Native Village 

Youth and Education News

October 19, 2005 Issue 159 Volume 3

"To [Europeans] we were only human when it came to territory, land cessions and whose side you were on." Susan Harjo, Cheyenne-Muscogee

Thousands of Native children being left behind
Colorado: The National Indian Education Association says President Bush's "No Child Left Behind"  program is causing more American Indian students to give up and drop out of school.  During NIEA field hearings across the country,  American Indian tribal leaders and educators stepped forward with thoughtful testimony about the issues caused by the program.  At their national convention,  NIEA President David Beaulieu released copies of the summary report from those field hearings. He said the Department of Education ''selectively'' invited NCLB proponents to its own field hearings and did not report negative comments from Indian educators.  "The Indian voice is heard less and less in this discussion as the Native American community is only beginning to understand the impact, the consequences of [discord] between NCLB and Title VII [the Indian Education Act programs],'' warned Beaulieu. ''NCLB parts don't fit, with major disruptions in our schools that directly impact on Native culture- based education ... We need something different with a focus and respect for the political sovereignty of Indian tribes.''  Beaulieu, an advocate for programs that strengthen reading, math and language arts achievement among Native children, said students must not be blamed for a school's failure. "Kids are taking the blame for poor [yearly progress] scores and don't even want to come to school,'' he noted, criticizing the focus on testing and on classroom practice for the test. He suggested there should be a love of reading because students are interested in what they're reading. ''There's a focus on the skill of reading, and not what they're reading.''
Read the NIEA report:

Buying of News by Bush's Aides Is Ruled Illegal
Washington, DC:  In a blistering report, federal investigators from the GAO (Government Accountability Office) said the Bush administration had spread "covert propaganda" about the President's education policies.  Among the findings:

  The administration bought favorable news coverage of President Bush's education policies;
  Media commentator Armstrong Williams was paid for favorable education reports;
  A public relations company was hired to analyze media perceptions of the Republican Party;
  The Education Department hired a public relations company to pay Mr. Williams to praise Mr. Bush's "No Child Left Behind Act."
A television story from the Education Department saying teachers gave President Bush's program for providing remedial instruction and tutoring to children " A-plus;"

The Education Department spent $38,421 for production and distribution of the video news release and $96,850 for the evaluation of newspaper articles and radio and television programs.
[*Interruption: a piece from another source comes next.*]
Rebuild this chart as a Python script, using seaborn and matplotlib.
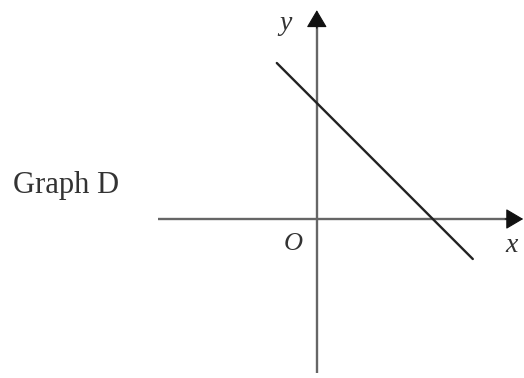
import matplotlib
matplotlib.use("Agg")
import matplotlib.pyplot as plt
import seaborn as sns
import pandas as pd

# data
line_x = [-1.0, 3.9]
line_y = [3.9, -1.0]
x_axis_range = [-3.97, 5.16]
y_axis_range = [-3.85, 5.22]
graph_title = "Graph D"

sns.set_style("white")
plt.rcParams["font.family"] = ["Liberation Serif", "DejaVu Serif"]

fig = plt.figure(figsize=(5.24, 3.78), dpi=100)
ax = fig.add_axes([0, 0, 1, 1])
ax.set_xlim(-7.92, 5.18)
ax.set_ylim(-3.975, 5.475)
ax.set_axis_off()

axis_col = "#666666"
head_col = "#111111"
ax.plot([x_axis_range[0], x_axis_range[1] - 0.2], [0, 0], color=axis_col, lw=1.7, solid_capstyle="butt")
ax.plot([0, 0], [y_axis_range[0], y_axis_range[1] - 0.2], color=axis_col, lw=1.7, solid_capstyle="butt")
arrow_kw = dict(arrowstyle="-|>,head_length=11,head_width=6.5", mutation_scale=1,
                color=head_col, lw=0.8, shrinkA=0, shrinkB=0)
ax.annotate("", xy=(x_axis_range[1], 0), xytext=(x_axis_range[1] - 0.45, 0), arrowprops=arrow_kw)
ax.annotate("", xy=(0, y_axis_range[1]), xytext=(0, y_axis_range[1] - 0.45), arrowprops=arrow_kw)

df = pd.DataFrame({"x": line_x, "y": line_y})
sns.lineplot(data=df, x="x", y="y", ax=ax, color="#222222", lw=1.7, sort=False)

ax.text(-0.78, 4.9, "y", style="italic", fontsize=20, color="#333333", ha="center", va="center")
ax.text(4.86, -0.67, "x", style="italic", fontsize=20, color="#333333", ha="center", va="center")
ax.text(-0.59, -0.62, "O", style="italic", fontsize=19, color="#333333", ha="center", va="center")
fig.text(13 / 524, 1 - 185 / 378, graph_title, fontsize=22, color="#333333", ha="left", va="center")

fig.savefig("out.png", dpi=100)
 The auditors declared: "We see no use for such information except for partisan political purposes. Engaging in a purely political activity such as this is not a proper use of appropriated funds."  The investigation was requested by Senators Frank R. Lautenberg (NJ) and Edward M. Kennedy (MA)
Read the report:
New York Times

Indian schools targeted by federal budget ax
While the nation's schools are struggling to pay increased costs for teachers' salaries, energy, heating, and transporting students, the president and Congress are trimming Indian education programs.  The plan is to cut funding to BIA education programs by 12% and at the Department of Education by 4.3%.  Lillian Sparks, National Indian Education Association executive director, protests that these cuts are unfair. She said poverty, homelessness and despair continue to plague Indian children who attend schools that depend upon the federal funding being slashed.  ''A pattern has emerged in recent years where Indian education programs get smaller increases in years where overall [domestic] funding is up, and bigger cuts in years where overall funding is down,'' she said. ''NIEA is working on educating the Congress in support of the higher Senate levels and asking for even greater funding.''  Located in Washington DC, the  National Indian Education Association  campaigns to get Indian education funding restored, arguing that the federal government must live up to its trust obligations in the education to the Indian people.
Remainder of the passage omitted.